To Make this Boat Docking Procedure Work
To make this procedure work, John must always approach the end of his dock with only forward momentum, easing his hull into the slip past the corner with about 6” of clearance—most importantly, with no sideways (off the dock) fairway momentum***. Remember, the momentum pushes him towards the rocks. With fairway momentum*** he could get the bow tight to the dock corner but, by the time the stern gets in, it is too far off the dock corner for his First Mate to reach the cleat and he is “on the rocks”.
If he were to steer the stern over to the cleat, the bow would end up on the rocks for sure. So, his approach must be straight at the corner.
On days with and east (off the dock) wind, it is almost impossible for him to dock in this slip. His only solution is to tie up at a different location in the marina until the wind changes or line up dock helpers. If he can get close enough against the wind, she could throw the stern line to one helper and the other may be able to pick up the bow line.
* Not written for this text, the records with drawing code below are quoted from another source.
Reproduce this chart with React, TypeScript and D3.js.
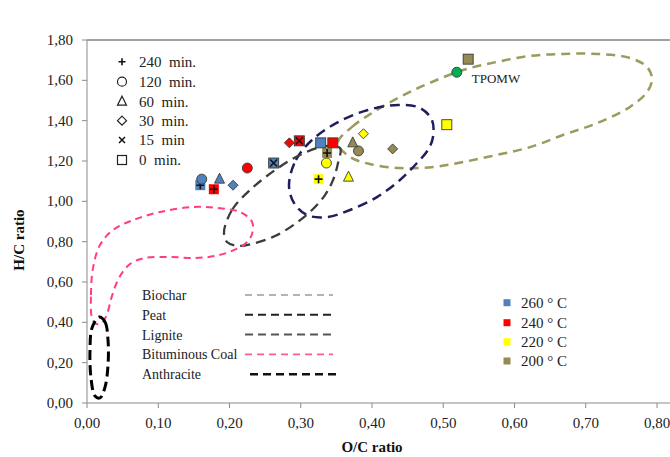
import React from 'react';
import * as d3 from 'd3';

const W = 670;
const H = 457;

const xTicks = [0, 0.1, 0.2, 0.3, 0.4, 0.5, 0.6, 0.7, 0.8];
const yTicks = [0, 0.2, 0.4, 0.6, 0.8, 1.0, 1.2, 1.4, 1.6, 1.8];

const timeLabels = ['240  min.', '120  min.', '60  min.', '30  min.', '15  min', '0  min.'];
const timeSymbols = ['plus', 'circle', 'triangle', 'diamond', 'cross', 'square'];

const tempLabels = ['260 ° C', '240 ° C', '220 ° C', '200 ° C'];
const tempColors = ['#4f81bd', '#ff0000', '#ffff00', '#948a54'];

// 260 °C
const oc260 = [0.159, 0.161, 0.186, 0.205, 0.262, 0.328];
const hc260 = [1.08, 1.11, 1.11, 1.08, 1.19, 1.29];
const sym260 = ['plus', 'circle', 'triangle', 'diamond', 'cross', 'square'];
// 240 °C
const oc240 = [0.178, 0.225, 0.284, 0.298, 0.345];
const hc240 = [1.06, 1.165, 1.29, 1.30, 1.29];
const sym240 = ['plus', 'circle', 'diamond', 'cross', 'square'];
// 220 °C
const oc220 = [0.325, 0.336, 0.367, 0.388, 0.505];
const hc220 = [1.11, 1.19, 1.12, 1.335, 1.38];
const sym220 = ['plus', 'circle', 'triangle', 'diamond', 'square'];
// 200 °C
const oc200 = [0.337, 0.381, 0.373, 0.429, 0.535];
const hc200 = [1.24, 1.25, 1.29, 1.26, 1.705];
const sym200 = ['plus', 'circle', 'triangle', 'diamond', 'square'];

const tpomwOC = [0.519];
const tpomwHC = [1.64];

// Region outlines
const biocharOC = [0.352, 0.372, 0.400, 0.439, 0.481, 0.528, 0.575, 0.622, 0.668, 0.716, 0.762, 0.786, 0.793, 0.786, 0.762, 0.716, 0.668, 0.622, 0.575, 0.528, 0.486, 0.439, 0.397, 0.369];
const biocharHC = [1.289, 1.369, 1.438, 1.517, 1.587, 1.651, 1.691, 1.721, 1.731, 1.731, 1.711, 1.666, 1.607, 1.542, 1.468, 1.388, 1.329, 1.269, 1.230, 1.195, 1.170, 1.165, 1.185, 1.220];

const peatOC = [0.2835, 0.2933, 0.3158, 0.3523, 0.3944, 0.4365, 0.4674, 0.4842, 0.4856, 0.4786, 0.4632, 0.4393, 0.4070, 0.3691, 0.3368, 0.3088, 0.2905];
const peatHC = [1.081, 1.205, 1.304, 1.393, 1.453, 1.478, 1.463, 1.403, 1.319, 1.255, 1.190, 1.106, 1.021, 0.957, 0.922, 0.932, 0.992];

const ligniteOC = [0.1923, 0.2035, 0.2288, 0.2639, 0.2989, 0.3340, 0.3551, 0.3523, 0.3453, 0.3340, 0.3158, 0.2919, 0.2639, 0.2358, 0.2119, 0.1965];
const ligniteHC = [0.848, 0.957, 1.056, 1.155, 1.230, 1.274, 1.264, 1.190, 1.106, 1.031, 0.957, 0.888, 0.828, 0.793, 0.779, 0.798];

const bitumOC = [0.0070, 0.0056, 0.0084, 0.0182, 0.0365, 0.0646, 0.1025, 0.1488, 0.1825, 0.2147, 0.2316, 0.2316, 0.2232, 0.2035, 0.1796, 0.1516, 0.1165, 0.0814, 0.0604, 0.0449, 0.0351, 0.0281, 0.0211, 0.0126];
const bitumHC = [0.421, 0.536, 0.669, 0.783, 0.858, 0.907, 0.947, 0.972, 0.967, 0.947, 0.898, 0.838, 0.793, 0.754, 0.729, 0.719, 0.724, 0.719, 0.689, 0.620, 0.531, 0.441, 0.397, 0.392];

const anthraOC = [0.0168, 0.0253, 0.0295, 0.0295, 0.0253, 0.0182, 0.0112, 0.0056, 0.0042, 0.0070];
const anthraHC = [0.426, 0.402, 0.312, 0.188, 0.079, 0.025, 0.035, 0.124, 0.263, 0.372];

const regionLabels = ['Biochar', 'Peat', 'Lignite', 'Bituminous Coal', 'Anthracite'];
const regionColors = ['#9c9a5c', '#1f1f5f', '#3c3c3c', '#ff3d7f', '#000000'];
const regionLegendColors = ['#9a9a9a', '#222222', '#555555', '#ff5c8f', '#111111'];

const FONT = "'Liberation Serif', 'DejaVu Serif', serif";
const TXT = { fontFamily: FONT } as const;

const x = d3.scaleLinear().domain([0, 0.8]).range([87, 657]);
const y = d3.scaleLinear().domain([0, 1.8]).range([403, 40]);

function Marker({ type, cx, cy, fill, s = 10, hollow = false }: any) {
  const h = s / 2;
  const stroke = hollow ? '#222' : '#3a3a3a';
  const f = hollow ? 'none' : fill;
  const sw = hollow ? 1.2 : 0.9;
  switch (type) {
    case 'square':
      return <rect x={cx - h} y={cy - h} width={s} height={s} fill={f} stroke={stroke} strokeWidth={sw} />;
    case 'circle':
      return <circle cx={cx} cy={cy} r={h} fill={f} stroke={stroke} strokeWidth={sw} />;
    case 'triangle':
      return <path d={`M${cx},${cy - h - 1}L${cx + h},${cy + h - 1}L${cx - h},${cy + h - 1}Z`} fill={f} stroke={stroke} strokeWidth={sw} />;
    case 'diamond':
      return <path d={`M${cx},${cy - h}L${cx + h},${cy}L${cx},${cy + h}L${cx - h},${cy}Z`} fill={f} stroke={stroke} strokeWidth={sw} />;
    case 'plus':
      return (
        <g>
          {!hollow && <rect x={cx - h} y={cy - h} width={s} height={s} fill={fill} stroke="none" />}
          <path d={`M${cx - h + 1},${cy}H${cx + h - 1}M${cx},${cy - h + 1}V${cy + h - 1}`} stroke="#111" strokeWidth={1.6} />
        </g>
      );
    case 'cross':
      return (
        <g>
          {!hollow && <rect x={cx - h} y={cy - h} width={s} height={s} fill={fill} stroke={stroke} strokeWidth={sw} />}
          <path d={`M${cx - h + 1.5},${cy - h + 1.5}L${cx + h - 1.5},${cy + h - 1.5}M${cx + h - 1.5},${cy - h + 1.5}L${cx - h + 1.5},${cy + h - 1.5}`} stroke="#111" strokeWidth={1.5} />
        </g>
      );
    default:
      return null;
  }
}

function outline(oc: number[], hc: number[]) {
  const pts = oc.map((v, i) => [x(v), y(hc[i])] as [number, number]);
  return d3.line().curve(d3.curveCatmullRomClosed.alpha(0.5))(pts) || '';
}

export default function App() {
  const regions = [
    { oc: biocharOC, hc: biocharHC, color: regionColors[0], w: 2.5, dash: '9 6' },
    { oc: peatOC, hc: peatHC, color: regionColors[1], w: 2.5, dash: '10 6' },
    { oc: ligniteOC, hc: ligniteHC, color: regionColors[2], w: 2.3, dash: '10 6' },
    { oc: bitumOC, hc: bitumHC, color: regionColors[3], w: 2, dash: '7 5' },
    { oc: anthraOC, hc: anthraHC, color: regionColors[4], w: 3, dash: '10 5' },
  ];
  const series = [
    { oc: oc200, hc: hc200, sym: sym200, color: tempColors[3] },
    { oc: oc220, hc: hc220, sym: sym220, color: tempColors[2] },
    { oc: oc240, hc: hc240, sym: sym240, color: tempColors[1] },
    { oc: oc260, hc: hc260, sym: sym260, color: tempColors[0] },
  ];
  const legendLineDash = ['7 5', '8 5', '8 5', '7 5', '8 5'];
  const legendLineW = [1.5, 2, 2, 1.6, 2.5];
  return (
    <svg width={W} height={H} style={{ position: 'absolute', left: 0, top: 0, background: '#fff' }}>
      <rect x={0} y={0} width={W} height={H} fill="#fff" />
      {/* frame */}
      <line x1={x(0)} x2={W} y1={y(1.8)} y2={y(1.8)} stroke="#444" strokeWidth={1.2} />
      <line x1={x(0)} x2={x(0)} y1={y(1.8)} y2={y(0)} stroke="#8a8a8a" strokeWidth={1} />
      <line x1={x(0)} x2={W} y1={y(0)} y2={y(0)} stroke="#8a8a8a" strokeWidth={1} />
      {yTicks.map((t) => (
        <g key={'y' + t}>
          <line x1={x(0) - 5} x2={x(0)} y1={y(t)} y2={y(t)} stroke="#8a8a8a" />
          <text x={73} y={y(t) + 5} textAnchor="end" fontSize={15} fill="#222" style={TXT}>
            {d3.format('.2f')(t).replace('.', ',')}
          </text>
        </g>
      ))}
      {xTicks.map((t) => (
        <g key={'x' + t}>
          <line x1={x(t)} x2={x(t)} y1={y(0)} y2={y(0) + 5} stroke="#8a8a8a" />
          <text x={x(t)} y={428} textAnchor="middle" fontSize={15} fill="#222" style={TXT}>
            {d3.format('.2f')(t).replace('.', ',')}
          </text>
        </g>
      ))}
      <text x={372} y={452} textAnchor="middle" fontSize={15} fontWeight="bold" fill="#111" style={TXT}>O/C ratio</text>
      <text transform="translate(24,240) rotate(-90)" textAnchor="middle" fontSize={15} fontWeight="bold" fill="#111" style={TXT}>H/C ratio</text>

      {/* regions */}
      {regions.map((r, i) => (
        <path key={'r' + i} d={outline(r.oc, r.hc)} fill="none" stroke={r.color} strokeWidth={r.w} strokeDasharray={r.dash} />
      ))}

      {/* data points */}
      {series.map((s, si) =>
        s.oc.map((v, i) => (
          <Marker key={'p' + si + '-' + i} type={s.sym[i]} cx={x(v)} cy={y(s.hc[i])} fill={s.color} />
        ))
      )}
      {tpomwOC.map((v, i) => (
        <g key={'tp' + i}>
          <circle cx={x(v)} cy={y(tpomwHC[i])} r={5} fill="#00b050" stroke="#3a3a3a" strokeWidth={0.9} />
          <text x={x(v) + 15} y={y(tpomwHC[i]) + 11} fontSize={13} fill="#222" style={TXT}>TPOMW</text>
        </g>
      ))}

      {/* time legend */}
      {timeLabels.map((l, i) => {
        const yy = [61.7, 81.7, 101.7, 120.7, 140, 160][i];
        return (
          <g key={'tl' + i}>
            <Marker type={timeSymbols[i]} cx={122} cy={yy} s={9} hollow />
            <text x={139} y={yy + 5} fontSize={15} fill="#222" style={{ ...TXT, whiteSpace: 'pre' }}>{l}</text>
          </g>
        );
      })}

      {/* region legend */}
      {regionLabels.map((l, i) => {
        const yy = 295 + i * 19.8;
        return (
          <g key={'rl' + i}>
            <text x={142} y={yy + 5} fontSize={14} fill="#222" style={TXT}>{l}</text>
            <line x1={i === 4 ? 250 : 245} x2={i === 4 ? 337 : 333} y1={yy} y2={yy} stroke={regionLegendColors[i]} strokeWidth={legendLineW[i]} strokeDasharray={legendLineDash[i]} />
          </g>
        );
      })}

      {/* temperature legend */}
      {tempLabels.map((l, i) => {
        const yy = [302.7, 322.7, 341.7, 361][i];
        return (
          <g key={'tc' + i}>
            <rect x={503.5} y={yy - 3.5} width={7} height={7} fill={tempColors[i]} />
            <text x={521} y={yy + 5} fontSize={15} fill="#222" style={TXT}>{l}</text>
          </g>
        );
      })}
    </svg>
  );
}
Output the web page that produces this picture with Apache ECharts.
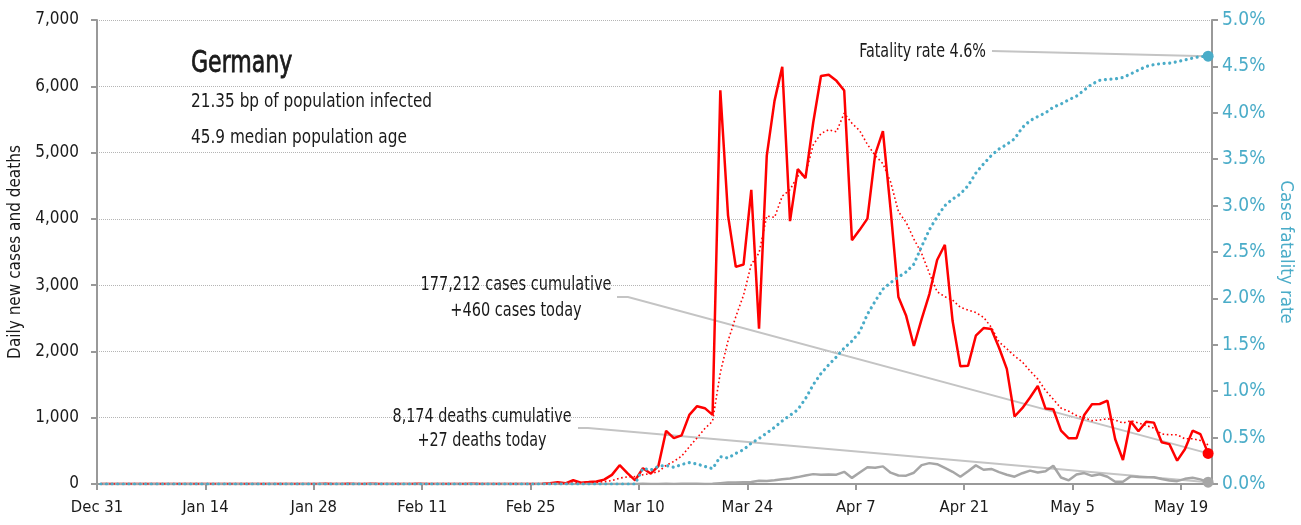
<!DOCTYPE html>
<html>
<head>
<meta charset="utf-8">
<title>Germany</title>
<script src="https://cdn.jsdelivr.net/npm/echarts@6/dist/echarts.min.js"></script>
<style>
  html, body { margin: 0; padding: 0; background: #fff; }
  #chart { width: 1301px; height: 525px; }
</style>
</head>
<body>
<div id="chart"></div>
<script>
// day index 0 = Dec 31, each value sits in the middle of its day
const tickLabels = ['Dec 31', 'Jan 14', 'Jan 28', 'Feb 11', 'Feb 25', 'Mar 10', 'Mar 24', 'Apr 7', 'Apr 21', 'May 5', 'May 19']

const dailyCases = [
  0, 0, 0, 0, 0, 0, 0, 0, 0, 0,
  0, 0, 0, 0, 0, 0, 0, 0, 0, 0,
  0, 0, 0, 0, 0, 0, 0, 0, 1, 3,
  0, 1, 3, 0, 0, 2, 1, 0, 1, 0,
  0, 2, 0, 0, 0, 0, 0, 0, 2, 0,
  0, 0, 0, 0, 0, 0, 0, 2, 10, 26,
  10, 57, 20, 29, 39, 66, 138, 284, 163, 55,
  237, 157, 271, 802, 693, 733, 1043, 1174, 1144, 1042,
  5940, 4049, 3276, 3311, 4438, 2342, 4954, 5780, 6294, 3965,
  4751, 4615, 5453, 6156, 6174, 6082, 5936, 3677, 3834, 4003,
  4974, 5323, 4133, 2821, 2537, 2082, 2486, 2866, 3380, 3609,
  2458, 1775, 1785, 2237, 2352, 2337, 2055, 1737, 1018, 1144,
  1304, 1478, 1138, 1128, 806, 689, 689, 1041, 1202, 1207,
  1257, 676, 362, 945, 797, 940, 926, 631, 601, 352,
  525, 805, 752, 462
]

// 7 day average (dotted red)
const casesAvg = [
  0, 0, 0, 0, 0, 0, 0, 0, 0, 0,
  0, 0, 0, 0, 0, 0, 0, 0, 0, 0,
  0, 0, 0, 0, 0, 0, 0, 0, 0, 0,
  0, 0, 0, 0, 0, 0, 0, 0, 0, 0,
  0, 0, 0, 0, 0, 0, 0, 0, 0, 0,
  0, 0, 0, 0, 0, 0, 0, 0.3, 1.7, 5.4,
  6.9, 15, 18, 22, 27, 35, 51, 90, 106, 111,
  140, 157, 186, 281, 340, 421, 562, 696, 837, 947,
  1681, 2161, 2524, 2848, 3314, 3485, 4044, 4021, 4342, 4441,
  4646, 4672, 5116, 5288, 5344, 5314, 5595, 5442, 5330, 5123,
  4954, 4833, 4554, 4109, 3946, 3696, 3479, 3178, 2901, 2826,
  2774, 2665, 2623, 2587, 2514, 2365, 2143, 2040, 1932, 1840,
  1707, 1582, 1411, 1278, 1145, 1098, 1033, 996, 956, 966,
  984, 966, 919, 956, 921, 883, 843, 754, 743, 742,
  682, 683, 656, 590
]

const dailyDeaths = [
  0, 0, 0, 0, 0, 0, 0, 0, 0, 0,
  0, 0, 0, 0, 0, 0, 0, 0, 0, 0,
  0, 0, 0, 0, 0, 0, 0, 0, 0, 0,
  0, 0, 0, 0, 0, 0, 0, 0, 0, 0,
  0, 0, 0, 0, 0, 0, 0, 0, 0, 0,
  0, 0, 0, 0, 0, 0, 0, 0, 0, 0,
  0, 0, 0, 0, 0, 0, 0, 0, 0, 0,
  2, 0, 1, 2, 1, 2, 3, 2, 1, 3,
  13, 22, 24, 28, 31, 49, 47, 55, 73, 84,
  104, 128, 149, 140, 145, 141, 184, 92, 173, 254,
  246, 266, 171, 129, 126, 170, 285, 315, 299, 242,
  184, 110, 194, 281, 215, 227, 179, 140, 110, 163,
  202, 173, 193, 276, 98, 55, 143, 165, 123, 148,
  110, 35, 35, 115, 105, 103, 103, 75, 52, 43,
  78, 93, 70, 27
]

// case fatality rate, percent
const fatalityRate = [
  0, 0, 0, 0, 0, 0, 0, 0, 0, 0,
  0, 0, 0, 0, 0, 0, 0, 0, 0, 0,
  0, 0, 0, 0, 0, 0, 0, 0, 0, 0,
  0, 0, 0, 0, 0, 0, 0, 0, 0, 0,
  0, 0, 0, 0, 0, 0, 0, 0, 0, 0,
  0, 0, 0, 0, 0, 0, 0, 0, 0, 0,
  0, 0, 0, 0, 0, 0, 0, 0, 0, 0,
  0.17, 0.15, 0.19, 0.20, 0.18, 0.21, 0.23, 0.215, 0.19, 0.165,
  0.295, 0.28, 0.33, 0.37, 0.44, 0.49, 0.55, 0.61, 0.68, 0.74,
  0.80, 0.92, 1.07, 1.19, 1.285, 1.37, 1.465, 1.54, 1.64, 1.83,
  1.97, 2.10, 2.17, 2.23, 2.285, 2.37, 2.56, 2.74, 2.88, 3.00,
  3.07, 3.125, 3.215, 3.35, 3.45, 3.54, 3.61, 3.66, 3.72, 3.84,
  3.915, 3.96, 4.00, 4.06, 4.095, 4.14, 4.18, 4.245, 4.31, 4.35,
  4.36, 4.365, 4.38, 4.42, 4.46, 4.50, 4.52, 4.53, 4.535, 4.55,
  4.57, 4.59, 4.605, 4.61
]

const country = 'Germany'
const infoLines = ['21.35 bp of population infected', '45.9 median population age']
const casesNote = '177,212 cases cumulative\n+460 cases today'
const deathsNote = '8,174 deaths cumulative\n+27 deaths today'
const rateNote = 'Fatality rate 4.6%'

const FONT = '"DejaVu Sans Condensed", "Liberation Sans Narrow", sans-serif'
const RED = '#ff0000'
const BLUE = '#4aacc8'
const GREY = '#a6a6a6'
const INK = '#1a1a1a'

const last = dailyCases.length - 1
// pairs [day + 0.5, value], with a dot on the last one
const toPoints = (arr, dot) => arr.map((v, i) => {
  if (i === last && dot) {
    return { value: [i + 0.5, v], symbol: 'circle', symbolSize: 11, itemStyle: { color: dot } }
  }
  return [i + 0.5, v]
})

const chart = echarts.init(document.getElementById('chart'))
chart.setOption({
  animation: false,
  textStyle: { fontFamily: FONT },
  grid: { left: 97, right: 89, top: 20, bottom: 41, outerBoundsMode: 'none', containLabel: false },
  xAxis: {
    type: 'value',
    min: 0,
    max: 144,
    interval: 14,
    splitLine: { show: false },
    axisLine: { lineStyle: { color: '#999', width: 2 } },
    axisTick: { length: 6, lineStyle: { color: '#999', width: 2 } },
    axisLabel: {
      color: INK, fontSize: 16.5, margin: 15, fontFamily: FONT,
      showMaxLabel: false,
      formatter: v => tickLabels[v / 14] || ''
    }
  },
  yAxis: [
    {
      type: 'value',
      min: 0, max: 7000, interval: 1000,
      name: 'Daily new cases and deaths',
      nameLocation: 'middle',
      nameGap: 71,
      nameTextStyle: { color: INK, fontSize: 17, fontFamily: FONT },
      axisLine: { show: true, lineStyle: { color: '#999', width: 2 } },
      axisTick: { show: true, length: 6, lineStyle: { color: '#999', width: 2 } },
      axisLabel: {
        color: INK, fontSize: 17, margin: 18, fontFamily: FONT,
        formatter: v => v.toLocaleString('en-US')
      },
      splitLine: { lineStyle: { color: '#b5b5b5', type: 'dotted', width: 1 } }
    },
    {
      type: 'value',
      min: 0, max: 5, interval: 0.5,
      position: 'right',
      name: 'Case fatality rate',
      nameLocation: 'middle',
      nameRotate: -90,
      nameGap: 64,
      nameTextStyle: { color: BLUE, fontSize: 18.5, fontFamily: FONT },
      axisLine: { show: true, lineStyle: { color: '#999', width: 2 } },
      axisTick: { show: true, length: 6, lineStyle: { color: '#999', width: 2 } },
      axisLabel: {
        color: BLUE, fontSize: 19, margin: 10, fontFamily: FONT,
        formatter: v => v.toFixed(1) + '%'
      },
      splitLine: { show: false }
    }
  ],
  series: [
    {
      name: 'cases',
      type: 'line',
      data: toPoints(dailyCases, RED),
      symbol: 'none',
      showAllSymbol: true,
      lineStyle: { color: RED, width: 2.5 },
      itemStyle: { color: RED },
      z: 3
    },
    {
      name: 'deaths',
      type: 'line',
      data: toPoints(dailyDeaths, GREY),
      symbol: 'none',
      showAllSymbol: true,
      lineStyle: { color: GREY, width: 2.5 },
      itemStyle: { color: GREY },
      z: 3
    },
    {
      name: 'cases 7 day average',
      type: 'line',
      data: toPoints(casesAvg),
      symbol: 'none',
      lineStyle: { color: RED, width: 1.6, type: [1.6, 2.6] },
      z: 4
    },
    {
      name: 'fatality rate',
      type: 'line',
      yAxisIndex: 1,
      data: toPoints(fatalityRate, BLUE),
      symbol: 'none',
      showAllSymbol: true,
      lineStyle: { color: BLUE, width: 3.2, type: [0.01, 5.6], cap: 'round' },
      itemStyle: { color: BLUE },
      z: 5
    }
  ]
})

// leader lines end on the last point of each series
const casesEnd = chart.convertToPixel({ seriesIndex: 0 }, [last + 0.5, dailyCases[last]])
const deathsEnd = chart.convertToPixel({ seriesIndex: 1 }, [last + 0.5, dailyDeaths[last]])
const rateEnd = chart.convertToPixel({ seriesIndex: 3 }, [last + 0.5, fatalityRate[last]])

const leader = pts => ({
  type: 'polyline',
  silent: true,
  z: 1,
  shape: { points: pts },
  style: { stroke: '#c4c4c4', lineWidth: 2, fill: null }
})
// condensed look: squeeze the text horizontally around its anchor
const label = (text, x, y, size, squeeze, align, lineHeight, stroke) => ({
  type: 'text',
  silent: true,
  x, y,
  scaleX: squeeze,
  style: {
    text,
    fill: INK,
    font: size + 'px ' + FONT,
    align,
    verticalAlign: 'middle',
    lineHeight,
    stroke: stroke ? INK : null,
    lineWidth: stroke || 0
  }
})

chart.setOption({
  graphic: [
    leader([[992, 51], rateEnd]),
    leader([[617, 297], [628, 297], casesEnd]),
    leader([[578, 428], [588, 428], deathsEnd]),
    label(country, 191, 64, 31, 0.79, 'left', null, 0.8),
    label(infoLines[0], 191, 102, 20, 0.85, 'left'),
    label(infoLines[1], 191, 138, 20, 0.85, 'left'),
    label(rateNote, 986, 52, 19, 0.84, 'right'),
    label(casesNote, 516, 298, 19, 0.85, 'center', 26),
    label(deathsNote, 482, 429, 19, 0.84, 'center', 24)
  ]
})
</script>
</body>
</html>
If John sees that he is too far away from the dock on his approach, his only alternative is to abort—back out, go back down the fairway, do a 180, then re-approach—as many times as it takes.
My Additional Advice
My advice to John is to request a more suitable slip, to remove the stress from his docking. This slip is definitely NOT suitable for his cruiser!
Congratulations John and Yvonne! You have been chosen as the boaters having the Most Difficult Boat Docking Challenge and will receive free Boat Docking e-Lessons, both Introductory and Advanced for a Single Sterndrive, (retail price $103) Value=Priceless.
They will receive, detailed, step-by-step instructions with pictures and diagrams to dock both bow first and stern first in all wind conditions and various slip situations. Also included are many other neat docking maneuvers to help them on their boating travels—approximately 350 pages of instruction specific to a Single Sterndrive.
Thanks to all those who submitted entries. All other Boat Docking Challenge Entries have received personalized instructions on how to overcome their docking challenges, but none were as difficult as John & Yvonne’s.